Da bambini eravamo sempre scalzi. Forse perché “poveri”, forse perché abitavamo in aperta campagna, ove era agevole correre per i prati, giocare nel cortile sterrato di casa, camminare sul pavimento di mattoni o andare in paese su viottoli di terra battuta attraverso i campi. Soltanto per entrare in chiesa o a scuola, sulla porta indossavamo i sandali.

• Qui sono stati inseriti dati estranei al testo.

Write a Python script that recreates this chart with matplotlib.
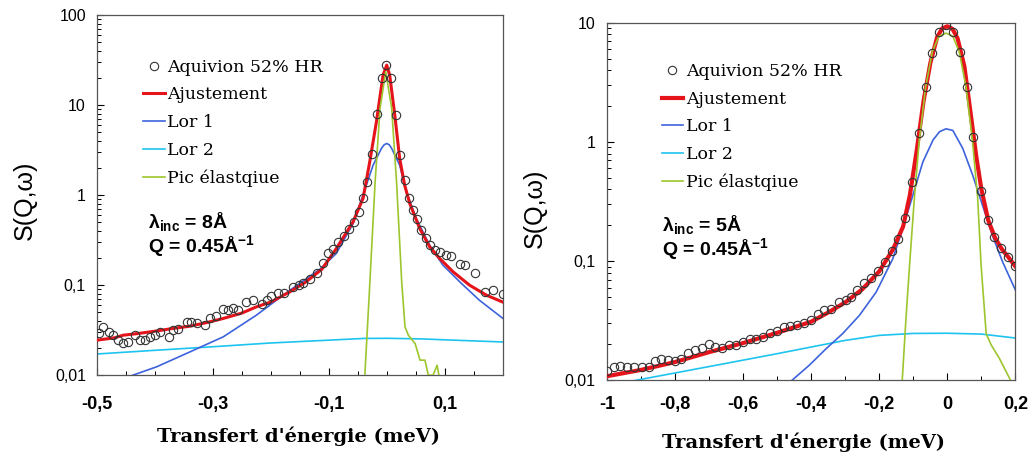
import matplotlib
matplotlib.use('Agg')
import matplotlib.pyplot as plt
from matplotlib.ticker import FixedLocator, FixedFormatter, MultipleLocator, LogLocator, NullFormatter

plt.rcParams['mathtext.fontset'] = 'custom'
plt.rcParams['mathtext.rm'] = 'Liberation Sans:bold'
plt.rcParams['mathtext.bf'] = 'Liberation Sans:bold'
plt.rcParams['mathtext.it'] = 'Liberation Sans:bold'

# ---- left panel (lambda = 8 A) ----
left_obs_e = [-0.496, -0.489, -0.480, -0.472, -0.463, -0.455, -0.446, -0.434, -0.426, -0.417,
              -0.409, -0.400, -0.391, -0.376, -0.368, -0.360, -0.345, -0.337, -0.328, -0.314,
              -0.305, -0.295, -0.282, -0.274, -0.265, -0.256, -0.242, -0.231, -0.216, -0.207,
              -0.199, -0.187, -0.178, -0.161, -0.152, -0.144, -0.132, -0.121, -0.110, -0.101,
              -0.0926, -0.084, -0.0742, -0.065, -0.0563, -0.0477, -0.0408, -0.0333, -0.0253, -0.0166,
              -0.0074, -0.0005, 0.0081, 0.0167, 0.0224, 0.031, 0.0385, 0.0454, 0.0523, 0.0598,
              0.0672, 0.0741, 0.0828, 0.0914, 0.1017, 0.1115, 0.126, 0.1345, 0.1517, 0.169,
              0.184, 0.200]
left_obs_s = [0.0295, 0.0339, 0.0303, 0.0278, 0.0249, 0.0229, 0.0232, 0.0278, 0.0249, 0.0249,
              0.0267, 0.0278, 0.0303, 0.0267, 0.0321, 0.0330, 0.0390, 0.0390, 0.0383, 0.0360,
              0.0437, 0.0450, 0.0550, 0.0530, 0.0560, 0.0530, 0.0650, 0.0680, 0.0615, 0.0690,
              0.0755, 0.0820, 0.0810, 0.0958, 0.100, 0.106, 0.116, 0.135, 0.175, 0.225,
              0.255, 0.303, 0.353, 0.426, 0.506, 0.653, 0.93, 1.41, 2.83, 7.9,
              19.8, 27.8, 19.8, 7.7, 2.8, 1.47, 0.93, 0.69, 0.54, 0.41,
              0.336, 0.278, 0.245, 0.234, 0.216, 0.21, 0.174, 0.167, 0.135, 0.084,
              0.088, 0.079]

left_fit_e = [-0.5, -0.47, -0.455, -0.43, -0.397, -0.37, -0.34, -0.31, -0.282, -0.25, -0.225,
              -0.2, -0.167, -0.14, -0.112, -0.087, -0.058, -0.0408, -0.0293, -0.0178, -0.0063,
              0.0, 0.0052, 0.014, 0.0224, 0.031, 0.0397, 0.057, 0.0741, 0.0914, 0.1144,
              0.143, 0.172, 0.2]
left_fit_s = [0.0245, 0.026, 0.0278, 0.029, 0.031, 0.033, 0.035, 0.0385, 0.0427, 0.049, 0.0574,
              0.065, 0.0844, 0.108, 0.15, 0.255, 0.506, 0.92, 2.34, 6.5, 21.5,
              27.8, 21.5, 7.7, 2.55, 1.29, 0.81, 0.426, 0.267, 0.198, 0.141,
              0.100, 0.0775, 0.065]

left_lor1_e = [-0.452, -0.397, -0.34, -0.282, -0.225, -0.167, -0.1155, -0.087, -0.058, -0.041,
               -0.0235, -0.0092, -0.0045, 0.0, 0.0045, 0.0086, 0.0224, 0.034, 0.0511, 0.0741,
               0.097, 0.126, 0.160, 0.2]
left_lor1_s = [0.0093, 0.0124, 0.0181, 0.0267, 0.0464, 0.088, 0.15, 0.225, 0.484, 1.0,
               2.15, 3.3, 3.62, 3.75, 3.62, 3.3, 2.15, 1.09, 0.55, 0.278,
               0.167, 0.109, 0.068, 0.043]

left_lor2_e = [-0.5, -0.4, -0.3, -0.2, -0.1, -0.04, 0.0, 0.06, 0.13, 0.2]
left_lor2_s = [0.0172, 0.0189, 0.0207, 0.0228, 0.0245, 0.0256, 0.0257, 0.0253, 0.0243, 0.0234]

left_elas_e = [-0.0379, -0.029, -0.020, -0.0115, -0.0017, 0.0086, 0.017, 0.0259, 0.0316,
               0.0374, 0.049, 0.0575, 0.066, 0.0718, 0.080, 0.087, 0.0914]
left_elas_s = [0.0095, 0.109, 1.4, 9.2, 23.5, 9.2, 1.4, 0.109, 0.0344,
               0.0278, 0.0225, 0.0147, 0.0147, 0.0100, 0.0100, 0.0129, 0.0090]

left_xticks = [-0.5, -0.3, -0.1, 0.1]
left_xlabels = ['-0,5', '-0,3', '-0,1', '0,1']
left_yticks = [0.01, 0.1, 1, 10, 100]
left_ylabels = ['0,01', '0,1', '1', '10', '100']

# ---- right panel (lambda = 5 A) ----
right_obs_e = [-0.999, -0.980, -0.960, -0.940, -0.921, -0.898, -0.877, -0.859, -0.840, -0.820,
               -0.801, -0.781, -0.761, -0.740, -0.720, -0.700, -0.681, -0.661, -0.640, -0.620,
               -0.600, -0.581, -0.561, -0.540, -0.520, -0.500, -0.481, -0.461, -0.442, -0.422,
               -0.400, -0.381, -0.361, -0.342, -0.319, -0.298, -0.283, -0.264, -0.244, -0.225,
               -0.204, -0.184, -0.164, -0.144, -0.124, -0.103, -0.083, -0.064, -0.044, -0.025,
               -0.004, 0.016, 0.037, 0.059, 0.076, 0.099, 0.119, 0.138, 0.158, 0.178, 0.200]
right_obs_s = [0.0120, 0.0128, 0.0131, 0.0129, 0.0129, 0.0129, 0.0128, 0.0145, 0.0152, 0.0149,
               0.0145, 0.0152, 0.0168, 0.0181, 0.0188, 0.0203, 0.0190, 0.0187, 0.0197, 0.0198,
               0.0210, 0.0220, 0.0224, 0.0230, 0.0247, 0.0260, 0.0280, 0.0283, 0.0290, 0.0300,
               0.0319, 0.0359, 0.0389, 0.0395, 0.0455, 0.0470, 0.0500, 0.0570, 0.0650, 0.0715,
               0.0825, 0.0990, 0.122, 0.153, 0.229, 0.464, 1.20, 2.90, 5.60, 8.30,
               9.60, 8.30, 5.70, 2.90, 1.11, 0.390, 0.221, 0.160, 0.128, 0.109, 0.0915]

right_fit_e = [-1.0, -0.9, -0.8, -0.7, -0.6, -0.5, -0.4, -0.35, -0.3, -0.25, -0.2, -0.16, -0.13,
               -0.11, -0.09, -0.07, -0.05, -0.03, -0.015, 0.0, 0.015, 0.03, 0.05, 0.07, 0.085,
               0.1, 0.12, 0.14, 0.16, 0.18, 0.2]
right_fit_s = [0.0108, 0.0122, 0.0142, 0.0172, 0.0205, 0.025, 0.031, 0.037, 0.045, 0.058, 0.082,
               0.125, 0.195, 0.36, 0.85, 2.2, 4.6, 7.6, 9.0, 9.35, 8.9, 7.4, 4.3, 1.6, 0.75,
               0.40, 0.22, 0.157, 0.126, 0.107, 0.09]

right_lor1_e = [-0.465, -0.405, -0.356, -0.307, -0.258, -0.209, -0.160, -0.131, -0.101, -0.072,
                -0.042, -0.023, -0.004, 0.016, 0.045, 0.074, 0.103, 0.132, 0.162, 0.2]
right_lor1_s = [0.0095, 0.0134, 0.0184, 0.0247, 0.0351, 0.055, 0.105, 0.188, 0.36, 0.68,
                1.04, 1.22, 1.29, 1.25, 0.885, 0.53, 0.295, 0.165, 0.0987, 0.057]

right_lor2_e = [-0.93, -0.8, -0.63, -0.5, -0.4, -0.3, -0.2, -0.1, 0.0, 0.1, 0.2]
right_lor2_s = [0.0098, 0.0115, 0.0142, 0.0167, 0.0190, 0.0216, 0.0238, 0.0247, 0.0248, 0.0244, 0.0226]

right_elas_e = [-0.133, -0.121, -0.111, -0.097, -0.083, -0.064, -0.044, -0.025, -0.004, 0.016,
                0.035, 0.055, 0.074, 0.089, 0.099, 0.114, 0.129, 0.153, 0.187]
right_elas_s = [0.0095, 0.0351, 0.0925, 0.336, 1.0, 2.87, 5.75, 7.7, 8.2, 7.7,
                5.7, 2.87, 1.0, 0.336, 0.0925, 0.0245, 0.0197, 0.0152, 0.0098]

right_xticks = [-1.0, -0.8, -0.6, -0.4, -0.2, 0.0, 0.2]
right_xlabels = ['-1', '-0,8', '-0,6', '-0,4', '-0,2', '0', '0,2']
right_yticks = [0.01, 0.1, 1, 10]
right_ylabels = ['0,01', '0,1', '1', '10']

labels = ['Aquivion 52% HR', 'Ajustement', 'Lor 1', 'Lor 2', 'Pic élastqiue']

RED = '#e5141b'
BLUE = '#3d63dc'
CYAN = '#1ec4ef'
GREEN = '#9dc62e'


def draw_panel(ax, obs, fit, lor1, lor2, elas, xlim, ylim, xticks, xlabels, xminor,
               yticks, ylabels, fit_lw, leg_anchor, lam_text, txt_pos, xpad):
    l2, = ax.plot(*lor2, color=CYAN, lw=1.2, zorder=2)
    l1, = ax.plot(*lor1, color=BLUE, lw=1.2, zorder=2)
    fl, = ax.plot(*fit, color=RED, lw=fit_lw, zorder=3)
    el, = ax.plot(*elas, color=GREEN, lw=1.2, zorder=4)
    ob, = ax.plot(*obs, 'o', mfc='none', mec='#333333', ms=6, mew=0.8, zorder=5)

    ax.set_yscale('log')
    ax.set_xlim(*xlim)
    ax.set_ylim(*ylim)
    ax.yaxis.set_major_locator(FixedLocator(yticks))
    ax.yaxis.set_major_formatter(FixedFormatter(ylabels))
    ax.yaxis.set_minor_locator(LogLocator(base=10, subs=range(2, 10)))
    ax.yaxis.set_minor_formatter(NullFormatter())
    ax.xaxis.set_major_locator(FixedLocator(xticks))
    ax.xaxis.set_major_formatter(FixedFormatter(xlabels))
    ax.xaxis.set_minor_locator(MultipleLocator(xminor))
    ax.tick_params(axis='both', which='both', direction='in', top=False, right=False)
    ax.tick_params(axis='both', which='major', length=5, width=0.8)
    ax.tick_params(axis='both', which='minor', length=3, width=0.7)
    ax.tick_params(axis='y', which='major', labelsize=11.5, pad=8)
    ax.tick_params(axis='x', which='major', labelsize=13, pad=xpad)
    for t in ax.get_yticklabels():
        t.set_family('Liberation Sans')
    for t in ax.get_xticklabels():
        t.set_family('Liberation Sans')
        t.set_fontweight('bold')
    for s in ax.spines.values():
        s.set_color('#555555')
        s.set_linewidth(0.9)

    ax.legend([ob, fl, l1, l2, el], labels, loc='upper left', bbox_to_anchor=leg_anchor,
              frameon=False, borderpad=0, borderaxespad=0, handlelength=1.25,
              handletextpad=0.15, labelspacing=0.62,
              prop={'family': 'DejaVu Serif', 'size': 12.5})

    ax.text(txt_pos[0], txt_pos[1] + 0.003, r'$\mathbf{λ_{inc}}$' + ' = ' + lam_text,
            transform=ax.transAxes, family='Liberation Sans', fontweight='bold', fontsize=14,
            va='center', ha='left')
    ax.text(txt_pos[0], txt_pos[1] - 0.066, 'Q = 0.45Å' + r'$^{\mathbf{-1}}$',
            transform=ax.transAxes, family='Liberation Sans', fontweight='bold', fontsize=14,
            va='center', ha='left')


fig = plt.figure(figsize=(10.32, 4.57), dpi=100)
ax1 = fig.add_axes([0.094, 0.179, 0.393, 0.788])
ax2 = fig.add_axes([0.588, 0.168, 0.396, 0.782])

draw_panel(ax1, (left_obs_e, left_obs_s), (left_fit_e, left_fit_s), (left_lor1_e, left_lor1_s),
           (left_lor2_e, left_lor2_s), (left_elas_e, left_elas_s), (-0.5, 0.2), (0.01, 100),
           left_xticks, left_xlabels, 0.05, left_yticks, left_ylabels, 2.2, (0.113, 0.879),
           '8Å', (0.125, 0.424), 15)
draw_panel(ax2, (right_obs_e, right_obs_s), (right_fit_e, right_fit_s), (right_lor1_e, right_lor1_s),
           (right_lor2_e, right_lor2_s), (right_elas_e, right_elas_s), (-1.0, 0.2), (0.01, 10),
           right_xticks, right_xlabels, 0.1, right_yticks, right_ylabels, 3.0, (0.134, 0.888),
           '5Å', (0.135, 0.434), 11)

fig.text(0.024, 0.562, 'S(Q,ω)', rotation=90, ha='center', va='center',
         family='Liberation Sans', fontsize=18)
fig.text(0.518, 0.545, 'S(Q,ω)', rotation=90, ha='center', va='center',
         family='Liberation Sans', fontsize=18)
fig.text(0.289, 0.046, "Transfert d'énergie (meV)", ha='center', va='center',
         family='DejaVu Serif', fontweight='bold', fontsize=14)
fig.text(0.779, 0.033, "Transfert d'énergie (meV)", ha='center', va='center',
         family='DejaVu Serif', fontweight='bold', fontsize=14)

fig.savefig('out.png', dpi=100)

Forma di rispetto?

La mia entrata in seminario a 10 anni segnò la data non solo del mio primo paio di pantaloni lunghi, ma anche il momento in cui infilai per la prima volta un paio di scarpe; ne ero particolarmente fiero anche perché – ricordo – erano lucide e, scricchiolando, si facevano notare.

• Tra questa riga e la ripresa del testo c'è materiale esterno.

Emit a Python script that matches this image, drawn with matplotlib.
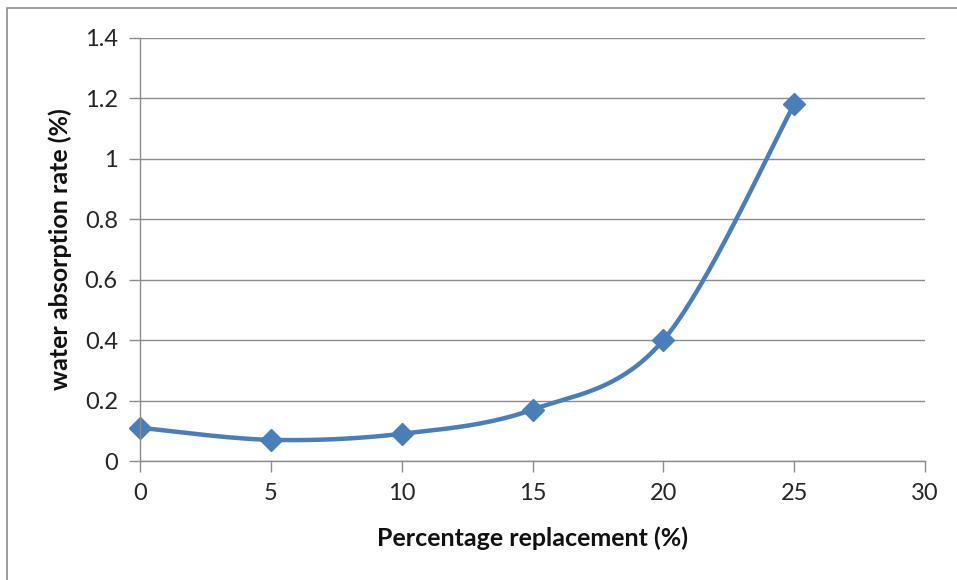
import numpy as np
import matplotlib
matplotlib.use("Agg")
import matplotlib.pyplot as plt
from matplotlib.patches import Rectangle

# Data
replacement = [0, 5, 10, 15, 20, 25]
absorption = [0.11, 0.07, 0.09, 0.17, 0.40, 1.18]
x_ticks = [0, 5, 10, 15, 20, 25, 30]
y_ticks = [0, 0.2, 0.4, 0.6, 0.8, 1, 1.2, 1.4]
y_tick_labels = ["0", "0.2", "0.4", "0.6", "0.8", "1", "1.2", "1.4"]


def excel_smooth(xs, ys, n=40):
    # Bezier smoothing similar to spreadsheet "smoothed line"
    pts = np.column_stack([xs, ys]).astype(float)
    out = [pts[0]]
    for i in range(len(pts) - 1):
        p0 = pts[i - 1] if i > 0 else pts[i]
        p1 = pts[i]
        p2 = pts[i + 1]
        p3 = pts[i + 2] if i + 2 < len(pts) else pts[i + 1]
        c1 = p1 + (p2 - p0) / 6.0
        c2 = p2 - (p3 - p1) / 6.0
        t = np.linspace(0, 1, n)[1:, None]
        seg = ((1 - t) ** 3) * p1 + 3 * ((1 - t) ** 2) * t * c1 \
            + 3 * (1 - t) * t ** 2 * c2 + t ** 3 * p2
        out.extend(seg)
    out = np.array(out)
    return out[:, 0], out[:, 1]


plt.rcParams["font.family"] = ["Lato", "DejaVu Sans"]

fig = plt.figure(figsize=(9.57, 5.80), dpi=100)
ax = fig.add_axes([140 / 957, 1 - 461 / 580, 785 / 957, 423 / 580])

grid_color = "#8c8c8c"
ax.set_xlim(0, 30)
ax.set_ylim(0, 1.4)
ax.set_xticks(x_ticks)
ax.set_yticks(y_ticks)
ax.set_yticklabels(y_tick_labels)
ax.yaxis.grid(True, color=grid_color, linewidth=1.0)
ax.set_axisbelow(True)

for side in ["top", "right"]:
    ax.spines[side].set_visible(False)
for side in ["left", "bottom"]:
    ax.spines[side].set_color(grid_color)
    ax.spines[side].set_linewidth(1.0)

ax.tick_params(axis="both", colors=grid_color, length=8, width=1.0,
               labelsize=17, labelcolor="#262626")
ax.tick_params(axis="x", pad=8)
ax.tick_params(axis="y", pad=8)

sx, sy = excel_smooth(replacement, absorption)
line_color = "#4a7ebb"
ax.plot(sx, sy, color=line_color, linewidth=3.2, clip_on=False,
        solid_capstyle="round")
ax.plot(replacement, absorption, linestyle="none", marker="D",
        markersize=11, color=line_color, clip_on=False)

ax.set_xlabel("Percentage replacement (%)", fontsize=18, fontweight="bold",
              color="#111111")
ax.set_ylabel("water absorption rate (%)", fontsize=18, fontweight="bold",
              color="#111111")
ax.xaxis.set_label_coords(0.5, -(538 - 461) / 423, transform=ax.transAxes)
ax.yaxis.set_label_coords(-(140 - 60) / 785, 0.5, transform=ax.transAxes)
ax.xaxis.label.set_va("center")
ax.yaxis.label.set_va("center")

# outer chart border
fig.patches.append(Rectangle((7 / 957, -0.1), 1.2, 1 - 8 / 580 + 0.1,
                             transform=fig.transFigure, fill=False,
                             edgecolor="#8c8c8c", linewidth=1.2))

fig.savefig("out.png", dpi=100)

Ero lontano dal pensare che Dio mi avrebbe chiamato a far parte dell’Ordine dei Carmelitani Scalzi.

Qua e là, a Venezia come anche qui a Verona, sono chiamati semplicemente Scalzi.

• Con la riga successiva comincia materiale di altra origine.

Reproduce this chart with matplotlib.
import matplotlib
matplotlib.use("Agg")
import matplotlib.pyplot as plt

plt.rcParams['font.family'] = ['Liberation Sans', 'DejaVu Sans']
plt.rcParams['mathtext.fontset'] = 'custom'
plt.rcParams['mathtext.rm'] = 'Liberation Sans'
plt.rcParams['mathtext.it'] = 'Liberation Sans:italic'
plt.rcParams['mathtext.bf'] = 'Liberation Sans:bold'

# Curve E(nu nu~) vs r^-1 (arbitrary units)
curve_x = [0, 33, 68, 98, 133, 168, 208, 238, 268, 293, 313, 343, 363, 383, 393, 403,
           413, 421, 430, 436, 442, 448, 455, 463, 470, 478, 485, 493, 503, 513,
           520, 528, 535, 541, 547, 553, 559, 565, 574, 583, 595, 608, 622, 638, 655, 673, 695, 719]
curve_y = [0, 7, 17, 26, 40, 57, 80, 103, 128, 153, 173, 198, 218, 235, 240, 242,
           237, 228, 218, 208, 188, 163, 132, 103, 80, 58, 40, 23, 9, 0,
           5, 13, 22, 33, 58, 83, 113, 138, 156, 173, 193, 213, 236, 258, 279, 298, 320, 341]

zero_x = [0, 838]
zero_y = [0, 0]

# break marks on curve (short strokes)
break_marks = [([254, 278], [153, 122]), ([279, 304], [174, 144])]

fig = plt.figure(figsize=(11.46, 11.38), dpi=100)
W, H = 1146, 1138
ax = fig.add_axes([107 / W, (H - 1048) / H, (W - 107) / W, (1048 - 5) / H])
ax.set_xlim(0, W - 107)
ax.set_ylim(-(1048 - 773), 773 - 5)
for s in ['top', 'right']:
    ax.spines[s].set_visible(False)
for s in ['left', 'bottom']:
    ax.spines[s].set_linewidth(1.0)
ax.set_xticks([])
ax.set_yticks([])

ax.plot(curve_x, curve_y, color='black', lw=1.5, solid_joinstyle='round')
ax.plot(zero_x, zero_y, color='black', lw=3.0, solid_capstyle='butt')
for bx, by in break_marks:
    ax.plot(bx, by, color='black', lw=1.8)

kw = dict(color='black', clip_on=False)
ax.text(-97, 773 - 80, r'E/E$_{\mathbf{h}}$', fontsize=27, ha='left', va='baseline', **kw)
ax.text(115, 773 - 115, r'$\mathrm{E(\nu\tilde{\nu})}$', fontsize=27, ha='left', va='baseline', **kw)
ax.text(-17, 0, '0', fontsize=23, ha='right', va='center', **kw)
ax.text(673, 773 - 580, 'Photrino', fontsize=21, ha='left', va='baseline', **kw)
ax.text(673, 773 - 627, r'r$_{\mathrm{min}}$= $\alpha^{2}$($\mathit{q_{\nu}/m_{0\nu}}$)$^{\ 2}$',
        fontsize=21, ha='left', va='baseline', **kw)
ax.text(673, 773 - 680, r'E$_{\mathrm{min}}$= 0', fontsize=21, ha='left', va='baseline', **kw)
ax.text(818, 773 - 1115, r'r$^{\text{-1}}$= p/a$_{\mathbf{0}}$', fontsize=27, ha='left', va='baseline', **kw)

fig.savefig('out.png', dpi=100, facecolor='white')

Quante volte mi è stato chiesto: perché “Scalzi”? I  motivi sono tanti e anche validi. Ma ce n’è uno che particolarmente mi piace: il bambino è praticamente sempre scalzo perché non cammina, né mai gli è chiesto di farlo con le sue gambe, né ha problemi dove mettere i suoi piedini, né ha località particolari da raggiungere.

Non ha scampo, né ha altra scelta: è libero di stare in braccio. La sua mamma è il suo stare, la sua mamma è il suo andare. Perché “bambino” non ha che la mamma.

Anch’io, perché “Scalzo”, non ho altra scelta che Dio. Meglio di così non posso stare o andare. È la più grande libertà che, con me, ogni uomo possa godere.